February was a long, cold month for us. We began our move the first week of February and with each planned productive day came setbacks. "Can't go pack at the old house, someone has to be here for the Internet company." "Had planned to go over this morning, but now the plumber is coming. Oh, turns out the plumber will be back tomorrow to replace the toilet." "We have to be around this afternoon for the dishwasher repair guy." It was a week of delays. When we finally settled on a day to move the big furniture, my husband and baby woke up that morning, puking. The day we were supposed to get all our furniture, I had a disconsolate infant on me most of the day, and we postponed the furniture move for the sake of our friends and their families. The day we finally did move the furniture, it rained off and on all day... So we still didn't get everything. Nine days into the month and we just couldn't seem to get things done. 

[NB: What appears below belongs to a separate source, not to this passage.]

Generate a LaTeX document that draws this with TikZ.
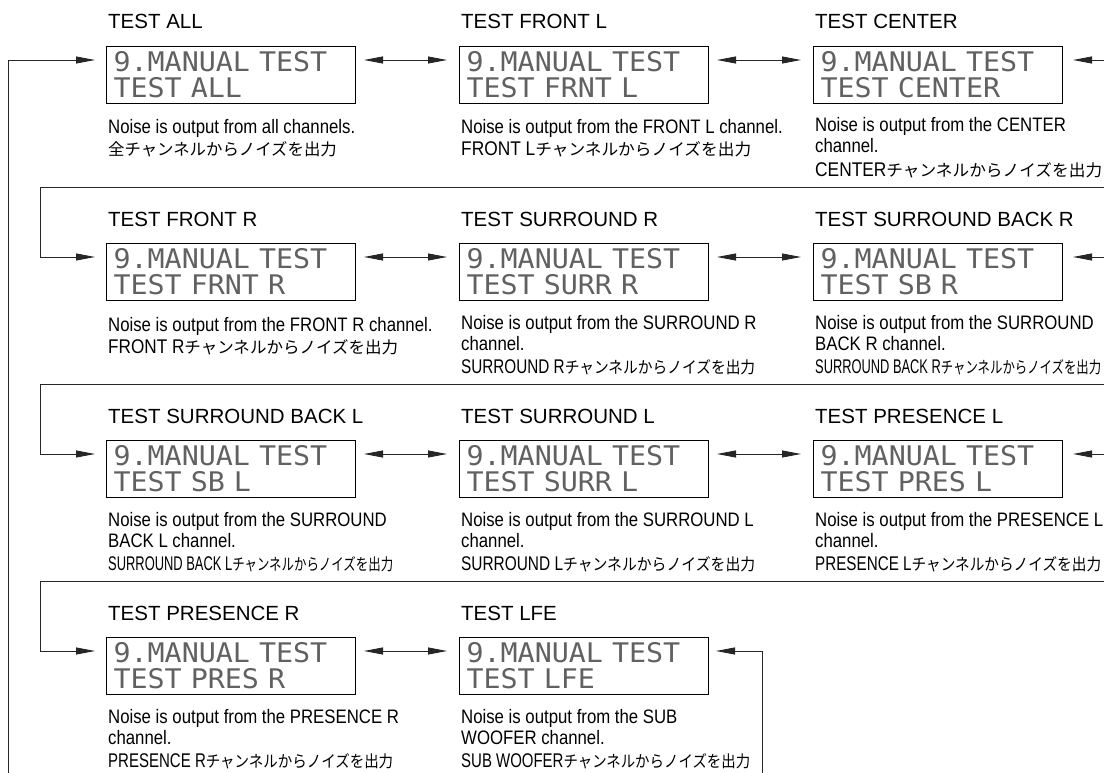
\documentclass[tikz,border=0pt]{standalone}
\usepackage{fontspec}
\usepackage{graphicx}
\setmainfont{Liberation Sans}
\newfontfamily\descfont[FakeStretch=0.86]{Liberation Sans}
\newfontfamily\lcdfont[FakeStretch=1.05]{DejaVu Sans Mono}
\newfontfamily\jpfont{Noto Sans CJK JP}
\usetikzlibrary{arrows.meta,calc}

\tikzset{
  lcdbox/.style={draw=black, line width=1pt, anchor=north west, minimum width=249pt,
    minimum height=57pt, inner xsep=7pt, inner ysep=0pt, align=left, text width=235pt,
    font=\fontsize{27}{26}\lcdfont, text=black!62},
  ttl/.style={anchor=base west, inner sep=0pt, font=\fontsize{20.5}{21}\selectfont},
  dsc/.style={anchor=base west, inner sep=0pt, font=\fontsize{19.5}{20}\descfont},
  jp/.style={anchor=base west, inner sep=0pt, font=\fontsize{16.4}{18}\jpfont},
  conn/.style={draw=black!85, line width=0.9pt},
  tip/.style={-{Triangle[length=19pt,width=7pt]}},
  dtip/.style={{Triangle[length=19pt,width=7pt]}-{Triangle[length=19pt,width=7pt]}},
}

\newcommand\lcdcell[5]{%
  \node[lcdbox] (#1) at (#2,#3) {9.MANUAL TEST\\#5};
  \node[ttl] (#1t) at ([xshift=2pt,yshift=17pt]#1.north west) {#4};
}
\newcommand\dscline[4]{%
  \node[dsc] (#1#2) at ([xshift=2pt,yshift=-#3pt]#1.south west) {#4};
}
\newcommand\jpline[5]{%
  \node[jp] (#1#2) at ([xshift=2pt,yshift=-#3pt]#1.south west)
    {\resizebox{#5pt}{\height}{{\fontsize{19.8}{20}\descfont #4}\jpfont チャンネルからノイズを出力}};
}

\begin{document}
\begin{tikzpicture}[x=1pt,y=-1pt]
\useasboundingbox (0,0) rectangle (1104,773);
\fill[white] (0,0) rectangle (1104,773);
\clip (0,0) rectangle (1104,773);

% Row 1
\lcdcell{b11}{106}{46}{TEST ALL}{TEST ALL}
\dscline{b11}{a}{30}{Noise is output from all channels.}
\node[jp] (b11b) at ([xshift=2pt,yshift=-52pt]b11.south west) {全チャンネルからノイズを出力};

\lcdcell{b12}{459}{46}{TEST FRONT L}{TEST FRNT L}
\dscline{b12}{a}{30}{Noise is output from the FRONT L channel.}
\jpline{b12}{b}{52}{FRONT L}{290}

\lcdcell{b13}{813}{46}{TEST CENTER}{TEST CENTER}
\dscline{b13}{a}{28}{Noise is output from the CENTER}
\dscline{b13}{b}{49}{channel.}
\jpline{b13}{c}{72}{CENTER}{287}

% Row 2
\lcdcell{b21}{106}{243}{TEST FRONT R}{TEST FRNT R}
\dscline{b21}{a}{30}{Noise is output from the FRONT R channel.}
\jpline{b21}{b}{52}{FRONT R}{290}

\lcdcell{b22}{459}{243}{TEST SURROUND R}{TEST SURR R}
\dscline{b22}{a}{28}{Noise is output from the SURROUND R}
\dscline{b22}{b}{49}{channel.}
\jpline{b22}{c}{72}{SURROUND R}{294}

\lcdcell{b23}{813}{243}{TEST SURROUND BACK R}{TEST SB R}
\dscline{b23}{a}{28}{Noise is output from the SURROUND}
\dscline{b23}{b}{49}{BACK R channel.}
\jpline{b23}{c}{72}{SURROUND BACK R}{286}

% Row 3
\lcdcell{b31}{106}{440}{TEST SURROUND BACK L}{TEST SB L}
\dscline{b31}{a}{28}{Noise is output from the SURROUND}
\dscline{b31}{b}{49}{BACK L channel.}
\jpline{b31}{c}{72}{SURROUND BACK L}{285}

\lcdcell{b32}{459}{440}{TEST SURROUND L}{TEST SURR L}
\dscline{b32}{a}{28}{Noise is output from the SURROUND L}
\dscline{b32}{b}{49}{channel.}
\jpline{b32}{c}{72}{SURROUND L}{294}

\lcdcell{b33}{813}{440}{TEST PRESENCE L}{TEST PRES L}
\dscline{b33}{a}{28}{Noise is output from the PRESENCE L}
\dscline{b33}{b}{49}{channel.}
\jpline{b33}{c}{72}{PRESENCE L}{286}

% Row 4
\lcdcell{b41}{106}{637}{TEST PRESENCE R}{TEST PRES R}
\dscline{b41}{a}{28}{Noise is output from the PRESENCE R}
\dscline{b41}{b}{49}{channel.}
\jpline{b41}{c}{72}{PRESENCE R}{285}

\lcdcell{b42}{459}{637}{TEST LFE}{TEST LFE}
\dscline{b42}{a}{28}{Noise is output from the SUB}
\dscline{b42}{b}{49}{WOOFER channel.}
\jpline{b42}{c}{72}{SUB WOOFER}{289}

% double arrows between neighbours
\foreach \l/\r in {b11/b12, b12/b13, b21/b22, b22/b23, b31/b32, b32/b33, b41/b42}{
  \draw[conn, dtip, shorten <=8pt, shorten >=12pt]
    ([yshift=-14pt]\l.north east) -- ([yshift=-14pt]\r.north west);
}

% arrows coming in from the right edge
\coordinate (e1) at (1104,60);
\coordinate (e2) at (1104,257);
\coordinate (e3) at (1104,454);
\draw[conn, tip, shorten >=10pt] (e1) -- ([yshift=-14pt]b13.north east);
\draw[conn, tip, shorten >=10pt] (e2) -- ([yshift=-14pt]b23.north east);
\draw[conn, tip, shorten >=10pt] (e3) -- ([yshift=-14pt]b33.north east);

% row separators leading to first box of next row
\coordinate (s2a) at (1104,187); \coordinate (s2b) at (40,187);
\coordinate (s3a) at (1104,384); \coordinate (s3b) at (40,384);
\coordinate (s4a) at (1104,581); \coordinate (s4b) at (40,581);
\draw[conn, tip, shorten >=11pt] (s2a) -- (s2b) |- ([yshift=-14pt]b21.north west);
\draw[conn, tip, shorten >=11pt] (s3a) -- (s3b) |- ([yshift=-14pt]b31.north west);
\draw[conn, tip, shorten >=11pt] (s4a) -- (s4b) |- ([yshift=-14pt]b41.north west);

% big return loop on the left
\coordinate (lb) at (8.5,773);
\draw[conn, tip, shorten >=11pt] (lb) |- ([yshift=-14pt]b11.north west);

% connector into TEST LFE from the right
\coordinate (rb) at (762,773);
\draw[conn, tip, shorten >=7pt] (rb) |- ([yshift=-14pt]b42.north east);
\end{tikzpicture}
\end{document}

Three days after we moved the bulk of our stuff, I set up my cookbook shelf, because it makes me feel at home. It made me feel like some of my beloved book friends were within my reach. Like I knew where something was. I didn't actually, of course. I still went through four rooms yesterday looking for a pen! "Why can't I find a pen?!? They're normally everywhere!" (This isn't even true... We have toddlers. I don't leave pens just anywhere.) So, even though Julia Child and The Pioneer Woman sit snugly on their little shelf... I still spent the whole month lost in a place that people kept calling my house. 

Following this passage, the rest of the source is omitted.